> [Set task] Drop the pictures, then extract the listing word for word.

> [Material provided]
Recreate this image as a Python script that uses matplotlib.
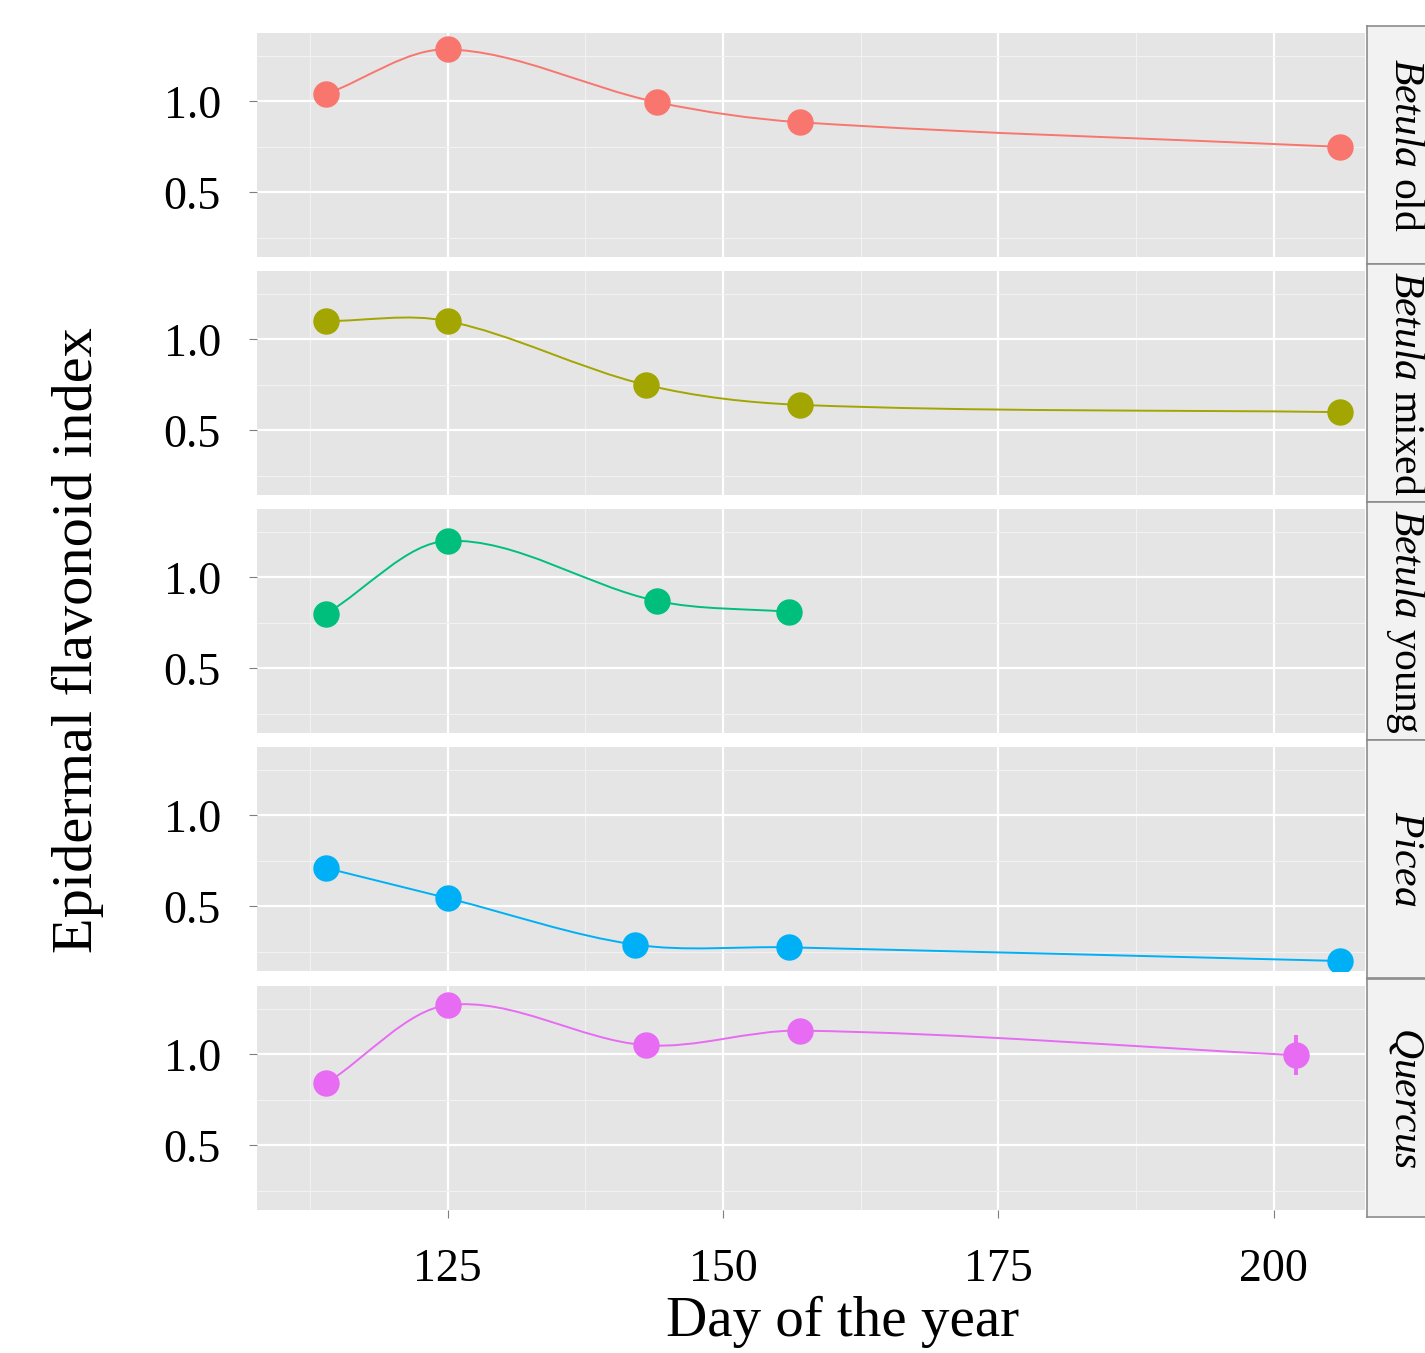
import numpy as np
import matplotlib
matplotlib.use("Agg")
import matplotlib.pyplot as plt
from matplotlib.path import Path
from matplotlib.patches import PathPatch

plt.rcParams['font.family'] = ['Liberation Serif', 'DejaVu Serif']
plt.rcParams['mathtext.fontset'] = 'custom'
plt.rcParams['mathtext.rm'] = 'Liberation Serif'
plt.rcParams['mathtext.it'] = 'Liberation Serif:italic'

# facets (genus in italics, then suffix)
genus = ["Betula", "Betula", "Betula", "Picea", "Quercus"]
suffix = ["old", "mixed", "young", "", ""]
colors = ["#F8766D", "#A3A500", "#00BF7D", "#00B0F6", "#E76BF3"]

# day of the year for each facet
days_old = [114, 125, 144, 157, 206]
days_mixed = [114, 125, 143, 157, 206]
days_young = [114, 125, 144, 156]
days_picea = [114, 125, 142, 156, 206]
days_quercus = [114, 125, 143, 157, 202]

# epidermal flavonoid index
flav_old = [1.04, 1.285, 0.995, 0.885, 0.75]
flav_mixed = [1.10, 1.10, 0.75, 0.64, 0.60]
flav_young = [0.80, 1.20, 0.87, 0.81]
flav_picea = [0.71, 0.545, 0.29, 0.275, 0.20]
flav_quercus = [0.84, 1.27, 1.05, 1.13, 0.995]

# standard errors (mostly hidden behind the points)
se_old = [0.02, 0.02, 0.02, 0.02, 0.02]
se_mixed = [0.02, 0.02, 0.02, 0.02, 0.02]
se_young = [0.02, 0.02, 0.02, 0.02]
se_picea = [0.02, 0.02, 0.02, 0.02, 0.02]
se_quercus = [0.02, 0.02, 0.02, 0.02, 0.11]

days = [days_old, days_mixed, days_young, days_picea, days_quercus]
flav = [flav_old, flav_mixed, flav_young, flav_picea, flav_quercus]
ses = [se_old, se_mixed, se_young, se_picea, se_quercus]

x_ticks = [125, 150, 175, 200]
y_ticks = [0.5, 1.0]


def smooth_path(x, y):
    # cubic bezier segments through the points (Catmull-Rom style tangents)
    x = np.asarray(x, float)
    y = np.asarray(y, float)
    n = len(x)
    m = np.zeros(n)
    for i in range(n):
        if i == 0:
            m[i] = (y[1] - y[0]) / (x[1] - x[0])
        elif i == n - 1:
            m[i] = (y[-1] - y[-2]) / (x[-1] - x[-2])
        else:
            m[i] = (y[i + 1] - y[i - 1]) / (x[i + 1] - x[i - 1])
    verts = [(x[0], y[0])]
    codes = [Path.MOVETO]
    for i in range(n - 1):
        h = x[i + 1] - x[i]
        verts += [(x[i] + h / 3, y[i] + m[i] * h / 3),
                  (x[i + 1] - h / 3, y[i + 1] - m[i + 1] * h / 3),
                  (x[i + 1], y[i + 1])]
        codes += [Path.CURVE4] * 3
    return Path(verts, codes)


W, H = 1425, 1353
fig = plt.figure(figsize=(W / 100, H / 100), dpi=100)

left, right = 257 / W, 1365 / W
tops = [33, 271, 509, 747, 986]
ph = 224

for k in range(5):
    ax = fig.add_axes([left, 1 - (tops[k] + ph) / H, right - left, ph / H])
    ax.set_facecolor("#E5E5E5")
    ax.set_xlim(107.7, 208.3)
    ax.set_ylim(0.145, 1.375)
    ax.set_xticks(x_ticks)
    ax.set_xticks([112.5, 137.5, 162.5, 187.5], minor=True)
    ax.set_yticks(y_ticks)
    ax.set_yticks([0.25, 0.75, 1.25], minor=True)
    ax.grid(which="major", color="white", lw=1.6)
    ax.grid(which="minor", color="#F2F2F2", lw=0.8)
    ax.set_axisbelow(True)
    for s in ax.spines.values():
        s.set_visible(False)
    ax.tick_params(which="minor", length=0)
    ax.tick_params(which="major", length=6, color="#7F7F7F", labelsize=33)
    ax.tick_params(axis="y", pad=20)
    ax.tick_params(axis="x", pad=22)
    ax.set_yticklabels(["0.5", "1.0"])
    if k < 4:
        ax.tick_params(axis="x", which="major", length=0, labelbottom=False)

    ax.add_patch(PathPatch(smooth_path(days[k], flav[k]), fill=False,
                           edgecolor=colors[k], lw=1.4, zorder=2))
    ax.errorbar(days[k], flav[k], yerr=ses[k], fmt="o", color=colors[k],
                ms=18, elinewidth=2.8, capsize=0, zorder=3)

    # facet strip
    sax = fig.add_axes([1367 / W, 1 - (tops[k] + ph + 7) / H, 70 / W, (ph + 14) / H])
    sax.set_facecolor("#F2F2F2")
    sax.set_xticks([])
    sax.set_yticks([])
    for s in sax.spines.values():
        s.set_color("#8C8C8C")
        s.set_linewidth(1.2)
    label = r"$\mathit{" + genus[k] + "}$" + (" " + suffix[k] if suffix[k] else "")
    sax.text(0.55, 0.5, label, rotation=-90, ha="center", va="center",
             fontsize=30, transform=sax.transAxes)

    if k == 4:
        ax.set_xticklabels([str(t) for t in x_ticks])

fig.text(843 / W, 1 - 1322 / H, "Day of the year", ha="center", va="center", fontsize=41)
fig.text(78 / W, 1 - 640 / H, "Epidermal flavonoid index", ha="center", va="center",
         rotation=90, fontsize=42)

fig.savefig("out.png", dpi=100)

> [Exercise response]
Recreate this image as a Python script that uses matplotlib.
import numpy as np
import matplotlib
matplotlib.use("Agg")
import matplotlib.pyplot as plt
from matplotlib.path import Path
from matplotlib.patches import PathPatch

plt.rcParams['font.family'] = ['Liberation Serif', 'DejaVu Serif']
plt.rcParams['mathtext.fontset'] = 'custom'
plt.rcParams['mathtext.rm'] = 'Liberation Serif'
plt.rcParams['mathtext.it'] = 'Liberation Serif:italic'

# facets (genus in italics, then suffix)
genus = ["Betula", "Betula", "Betula", "Picea", "Quercus"]
suffix = ["old", "mixed", "young", "", ""]
colors = ["#F8766D", "#A3A500", "#00BF7D", "#00B0F6", "#E76BF3"]

# day of the year for each facet
days_old = [114, 125, 144, 157, 206]
days_mixed = [114, 125, 143, 157, 206]
days_young = [114, 125, 144, 156]
days_picea = [114, 125, 142, 156, 206]
days_quercus = [114, 125, 143, 157, 202]

# epidermal flavonoid index
flav_old = [1.04, 1.285, 0.995, 0.885, 0.75]
flav_mixed = [1.10, 1.10, 0.75, 0.64, 0.60]
flav_young = [0.80, 1.20, 0.87, 0.81]
flav_picea = [0.71, 0.545, 0.29, 0.275, 0.20]
flav_quercus = [0.84, 1.27, 1.05, 1.13, 0.995]

# standard errors (mostly hidden behind the points)
se_old = [0.02, 0.02, 0.02, 0.02, 0.02]
se_mixed = [0.02, 0.02, 0.02, 0.02, 0.02]
se_young = [0.02, 0.02, 0.02, 0.02]
se_picea = [0.02, 0.02, 0.02, 0.02, 0.02]
se_quercus = [0.02, 0.02, 0.02, 0.02, 0.11]

days = [days_old, days_mixed, days_young, days_picea, days_quercus]
flav = [flav_old, flav_mixed, flav_young, flav_picea, flav_quercus]
ses = [se_old, se_mixed, se_young, se_picea, se_quercus]

x_ticks = [125, 150, 175, 200]
y_ticks = [0.5, 1.0]


def smooth_path(x, y):
    # cubic bezier segments through the points (Catmull-Rom style tangents)
    x = np.asarray(x, float)
    y = np.asarray(y, float)
    n = len(x)
    m = np.zeros(n)
    for i in range(n):
        if i == 0:
            m[i] = (y[1] - y[0]) / (x[1] - x[0])
        elif i == n - 1:
            m[i] = (y[-1] - y[-2]) / (x[-1] - x[-2])
        else:
            m[i] = (y[i + 1] - y[i - 1]) / (x[i + 1] - x[i - 1])
    verts = [(x[0], y[0])]
    codes = [Path.MOVETO]
    for i in range(n - 1):
        h = x[i + 1] - x[i]
        verts += [(x[i] + h / 3, y[i] + m[i] * h / 3),
                  (x[i + 1] - h / 3, y[i + 1] - m[i + 1] * h / 3),
                  (x[i + 1], y[i + 1])]
        codes += [Path.CURVE4] * 3
    return Path(verts, codes)


W, H = 1425, 1353
fig = plt.figure(figsize=(W / 100, H / 100), dpi=100)

left, right = 257 / W, 1365 / W
tops = [33, 271, 509, 747, 986]
ph = 224

for k in range(5):
    ax = fig.add_axes([left, 1 - (tops[k] + ph) / H, right - left, ph / H])
    ax.set_facecolor("#E5E5E5")
    ax.set_xlim(107.7, 208.3)
    ax.set_ylim(0.145, 1.375)
    ax.set_xticks(x_ticks)
    ax.set_xticks([112.5, 137.5, 162.5, 187.5], minor=True)
    ax.set_yticks(y_ticks)
    ax.set_yticks([0.25, 0.75, 1.25], minor=True)
    ax.grid(which="major", color="white", lw=1.6)
    ax.grid(which="minor", color="#F2F2F2", lw=0.8)
    ax.set_axisbelow(True)
    for s in ax.spines.values():
        s.set_visible(False)
    ax.tick_params(which="minor", length=0)
    ax.tick_params(which="major", length=6, color="#7F7F7F", labelsize=33)
    ax.tick_params(axis="y", pad=20)
    ax.tick_params(axis="x", pad=22)
    ax.set_yticklabels(["0.5", "1.0"])
    if k < 4:
        ax.tick_params(axis="x", which="major", length=0, labelbottom=False)

    ax.add_patch(PathPatch(smooth_path(days[k], flav[k]), fill=False,
                           edgecolor=colors[k], lw=1.4, zorder=2))
    ax.errorbar(days[k], flav[k], yerr=ses[k], fmt="o", color=colors[k],
                ms=18, elinewidth=2.8, capsize=0, zorder=3)

    # facet strip
    sax = fig.add_axes([1367 / W, 1 - (tops[k] + ph + 7) / H, 70 / W, (ph + 14) / H])
    sax.set_facecolor("#F2F2F2")
    sax.set_xticks([])
    sax.set_yticks([])
    for s in sax.spines.values():
        s.set_color("#8C8C8C")
        s.set_linewidth(1.2)
    label = r"$\mathit{" + genus[k] + "}$" + (" " + suffix[k] if suffix[k] else "")
    sax.text(0.55, 0.5, label, rotation=-90, ha="center", va="center",
             fontsize=30, transform=sax.transAxes)

    if k == 4:
        ax.set_xticklabels([str(t) for t in x_ticks])

fig.text(843 / W, 1 - 1322 / H, "Day of the year", ha="center", va="center", fontsize=41)
fig.text(78 / W, 1 - 640 / H, "Epidermal flavonoid index", ha="center", va="center",
         rotation=90, fontsize=42)

fig.savefig("out.png", dpi=100)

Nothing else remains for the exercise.